De 1875 a 1881 achei-me, pelo caráter das nossas funções, bastante em contato com Benjamin Constant, que me deu incessantes provas de muito apreço e simpatia. Já no pesado escaler que, seguindo o costão, nos levava por água à Escola, já, quando perdíamos aquela condução, a pé, pelo caminho de Botafogo à Praia Vermelha, naquele tempo simples trilha ao longo da pedreira, largamente conversávamos e discutíamos, ele, desde mocinho ainda, adepto fervoroso das doutrinas de Augusto Comte e empenhado nessa propaganda.
– Não siga apertadamente o sistema todo, aconselhava-me: em não poucos pontos, dele me aparto, nem pratico a religião da Humanidade; mas estude os livros do Mestre; discipline as suas ideias.
Lembra-me bem que, uma vez, em dia de calor ardente, nós, mal abrigados por um único chapéu de sol, pareceu-me a caminhada curta ao ouvi-lo com a sua voz meiga e cantante, desenvolver a tese comtista, que a morte é um dos principais fatores do progresso humano.
Quando, em janeiro de 1885, perdida por mim a segunda eleição de Santa Catarina, pedi demissão do posto de major do Exército e do lugar de lente da Escola Militar, Benjamin Constant, encontrando-se comigo, mostrou-se em extremo sentido com tal resolução, mas não pôde deixar de reconhecer que me assistiam boas razões em achar incompatível a profissão das armas com a carreira política pelos contínuos choques entre elas, que essencialmente lhes desvirtuam o caráter.
Depois, sempre que nos víamos, apoiava com fogo algumas das reformas adiantadas por que tanto e tanto pugnei no Parlamento, de 1872 a 1889, uns dezessete anos seguidos, pondo de lado quaisquer planos de ambição pessoal; mas condenava outros, particularmente o incremento da imigração europeia e, sobretudo, o projeto de lei da grande naturalização (o que, entre parênteses, manifesta bem que o comtismo não tem a feição altruísta que pretende atribuir-se).

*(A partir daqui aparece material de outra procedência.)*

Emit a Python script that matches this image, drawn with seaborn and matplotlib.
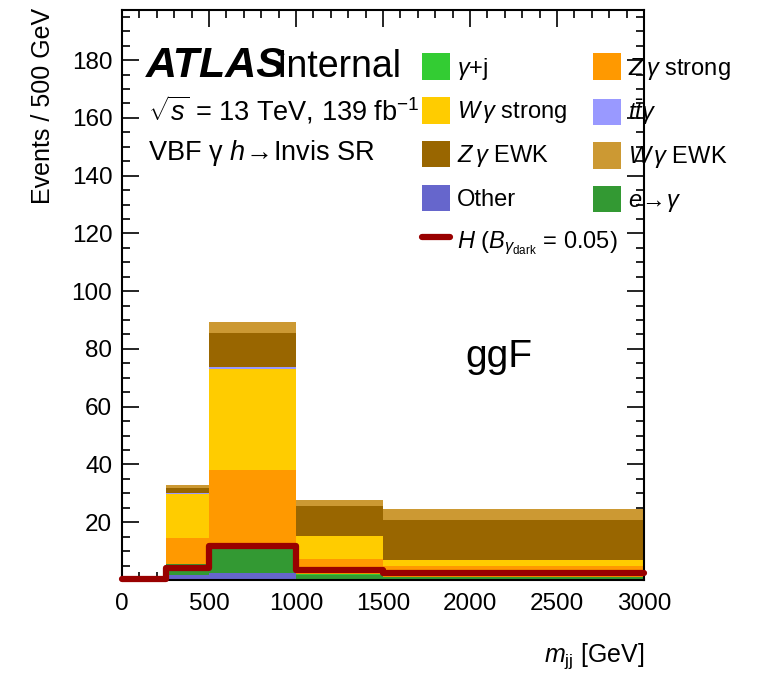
import numpy as np
import pandas as pd
import matplotlib
matplotlib.use("Agg")
import matplotlib.pyplot as plt
from matplotlib.patches import Patch
from matplotlib.lines import Line2D
from matplotlib.ticker import MultipleLocator
import seaborn as sns

# -----------------------------------
# data
# -----------------------------------
bin_edges = [250, 500, 1000, 1500, 3000]
sig_edges = [0, 250, 500, 1000, 1500, 3000]

# backgrounds, bottom of the stack first
other = [1.6, 2.4, 0.3, 0.1]
e_fake = [3.8, 8.6, 1.4, 0.8]
gamma_j = [0.1, 0.3, 0.3, 0.2]
zg_strong = [9.2, 26.7, 5.2, 3.7]
wg_strong = [15.2, 35.2, 8.0, 2.0]
ttg = [0.2, 0.6, 0.2, 0.1]
zg_ewk = [1.6, 11.8, 10.1, 14.0]
wg_ewk = [1.1, 3.6, 2.3, 3.8]

signal = [0.3, 4.2, 11.9, 3.5, 2.3]

proc_keys = ["other", "efake", "gj", "zgs", "wgs", "ttg", "zgewk", "wgewk"]
proc_vals = [other, e_fake, gamma_j, zg_strong, wg_strong, ttg, zg_ewk, wg_ewk]
proc_labels = {
    "gj": r"$\gamma$+j",
    "zgs": r"$Z\,\gamma$ strong",
    "wgs": r"$W\,\gamma$ strong",
    "ttg": r"$t\bar{t}\gamma$",
    "zgewk": r"$Z\,\gamma$ EWK",
    "wgewk": r"$W\,\gamma$ EWK",
    "other": "Other",
    "efake": r"$e\!\rightarrow\!\gamma$",
}
colors = {
    "gj": "#33cc33",
    "zgs": "#ff9900",
    "wgs": "#ffcc00",
    "ttg": "#9999ff",
    "zgewk": "#996600",
    "wgewk": "#cc9933",
    "other": "#6666cc",
    "efake": "#339933",
}
sig_color = "#990000"

# long table for seaborn
centers = [(a + b) / 2 for a, b in zip(bin_edges[:-1], bin_edges[1:])]
rows = []
for key, vals in zip(proc_keys, proc_vals):
    for c, v in zip(centers, vals):
        rows.append({"mjj": c, "events": v, "process": key})
df = pd.DataFrame(rows)

sig_centers = [(a + b) / 2 for a, b in zip(sig_edges[:-1], sig_edges[1:])]
df_sig = pd.DataFrame({"mjj": sig_centers, "events": signal})

# -----------------------------------
# style
# -----------------------------------
sns.set_theme(style="ticks")
plt.rcParams["font.family"] = ["Liberation Sans", "DejaVu Sans"]
plt.rcParams["mathtext.fontset"] = "custom"
plt.rcParams["mathtext.rm"] = "Liberation Sans"
plt.rcParams["mathtext.it"] = "Liberation Sans:italic"
plt.rcParams["mathtext.bf"] = "Liberation Sans:bold"
plt.rcParams["text.color"] = "black"
plt.rcParams["axes.labelcolor"] = "black"

fig = plt.figure(figsize=(7.57, 6.75), dpi=100)
ax = fig.add_axes([0.1612, 0.1407, 0.6896, 0.8452])

# seaborn puts the first hue level on top of the stack
sns.histplot(data=df, x="mjj", weights="events", hue="process",
             hue_order=proc_keys[::-1], multiple="stack", bins=bin_edges,
             palette=colors, alpha=1, linewidth=0, legend=False, ax=ax)

sns.histplot(data=df_sig, x="mjj", weights="events", bins=sig_edges,
             element="step", fill=False, color=sig_color, linewidth=4.5,
             clip_on=False, zorder=5, ax=ax)

ax.set_xlim(0, 3000)
ax.set_ylim(0, 197.5)
ax.set_xticks(range(0, 3001, 500))
ax.set_yticks(range(20, 181, 20))
ax.xaxis.set_minor_locator(MultipleLocator(100))
ax.yaxis.set_minor_locator(MultipleLocator(5))
ax.tick_params(which="both", direction="in", top=True, right=True,
               width=1.2, colors="black", labelcolor="black", labelsize=17.5)
ax.tick_params(which="major", length=12)
ax.tick_params(which="minor", length=6)
ax.tick_params(axis="y", pad=7)
ax.tick_params(axis="x", pad=9)
for s in ax.spines.values():
    s.set_linewidth(1.5)
    s.set_color("black")

ax.set_xlabel(r"$m_{\rm jj}$ [GeV]", fontsize=18, ha="right")
ax.xaxis.set_label_coords(1.0, -0.108)
ax.xaxis.label.set_va("top")
ax.set_ylabel("Events / 500 GeV", fontsize=18, loc="top")
ax.yaxis.set_label_coords(-0.128, 1.003)

# -----------------------------------
# labels
# -----------------------------------
ax.text(0.046, 0.882, "ATLAS", transform=ax.transAxes, fontsize=31,
        fontweight="bold", fontstyle="italic", va="baseline")
ax.text(0.295, 0.882, "Internal", transform=ax.transAxes, fontsize=27,
        va="baseline")
ax.text(0.05, 0.806, r"$\sqrt{s}$ = 13 TeV, 139 fb$^{-1}$",
        transform=ax.transAxes, fontsize=19.5, va="baseline")
ax.text(0.05, 0.737, r"VBF γ $h\!\rightarrow\!$Invis SR",
        transform=ax.transAxes, fontsize=19.5, va="baseline")
ax.text(0.657, 0.374, "ggF", transform=ax.transAxes, fontsize=28,
        va="baseline")

# legend, two hand placed columns (ROOT fills by rows)
col1 = ["gj", "wgs", "zgewk", "other"]
col2 = ["zgs", "ttg", "wgewk", "efake"]
leg_kw = dict(frameon=False, fontsize=17, handlelength=1.17,
              handleheight=1.35, handletextpad=0.3, labelspacing=0.66,
              borderpad=0, borderaxespad=0, loc="upper left")
h1 = [Patch(facecolor=colors[k], edgecolor="none") for k in col1]
h1.append(Line2D([], [], color=sig_color, linewidth=4.5))
l1 = [proc_labels[k] for k in col1]
l1.append(r"$H$ $(B_{\gamma_{\rm dark}}$ = 0.05)")
leg1 = ax.legend(h1, l1, bbox_to_anchor=(0.575, 0.923), **leg_kw)
ax.add_artist(leg1)
h2 = [Patch(facecolor=colors[k], edgecolor="none") for k in col2]
l2 = [proc_labels[k] for k in col2]
ax.legend(h2, l2, bbox_to_anchor=(0.902, 0.923), **leg_kw)

fig.savefig("out.png", dpi=100)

– Você, dizia-me ele com insistência, precisa por força inspirar-se na física social. A sua orientação será outra, fortalecendo várias das suas convicções, mas destruindo radicalmente outras.
Leia com toda a atenção o quarto volume da Filosofia Positiva.
Deu-se, porém, o 15 de Novembro de 1889, e não mais o vi nem lhe falei senão única vez e em circunstâncias bem especiais.
Em certa noite, tomara eu lugar num carro do plano inclinado de Santa Teresa, quando nele entrou Benjamin Constant, acompanhado de pessoa que me era desconhecida. Sentou-se esta ao meu lado, aquele na ponta do banco.
Ao reconhecer-me, trocou logo de lugar e, sem hesitação, falou-me com a franqueza da velha camaradagem:
– Já sei, que você está muito zangado comigo.
Mostrei-me reservado e tratei-o de general, que nessa ocasião já o haviam guindado a esse posto.
– Eu precisava, continuou com certa expansão, fazer o que fiz, embora já tenha colhido grandes desenganos.
E começou a queixar-se vagamente, mas com amargura.
Conservava-me eu calado.
Quase ao chegarmos abaixo, disse-me, levantando um tanto a voz:
– Olhe, eu contava com sincero patriotismo e só tenho encontrado pratiotismo.
E apoiando várias vezes no singular vocábulo, perguntou-me:
– Conhece esta palavra?
Fiz sinal negativo.
– Inventei-a para o meu uso; há simples transposição de um r da segunda sílaba para a primeira. Pratiotismo é o amor incondicional, acima de tudo, do prato, da barriga, do interesse, o sentimento que inutiliza, espezinha e conculca o patriotismo.
Havíamos, porém, chegado e rapidamente nos despedimos um do outro...
Que expansão colossal, avassaladora, não tomou, de 1890 para os nossos tristes dias, esse pratiotismo de que me falou Benjamin Constant!
Foi o fruto mais depressa sazonado da república, que ele tanto concorrera para fundar.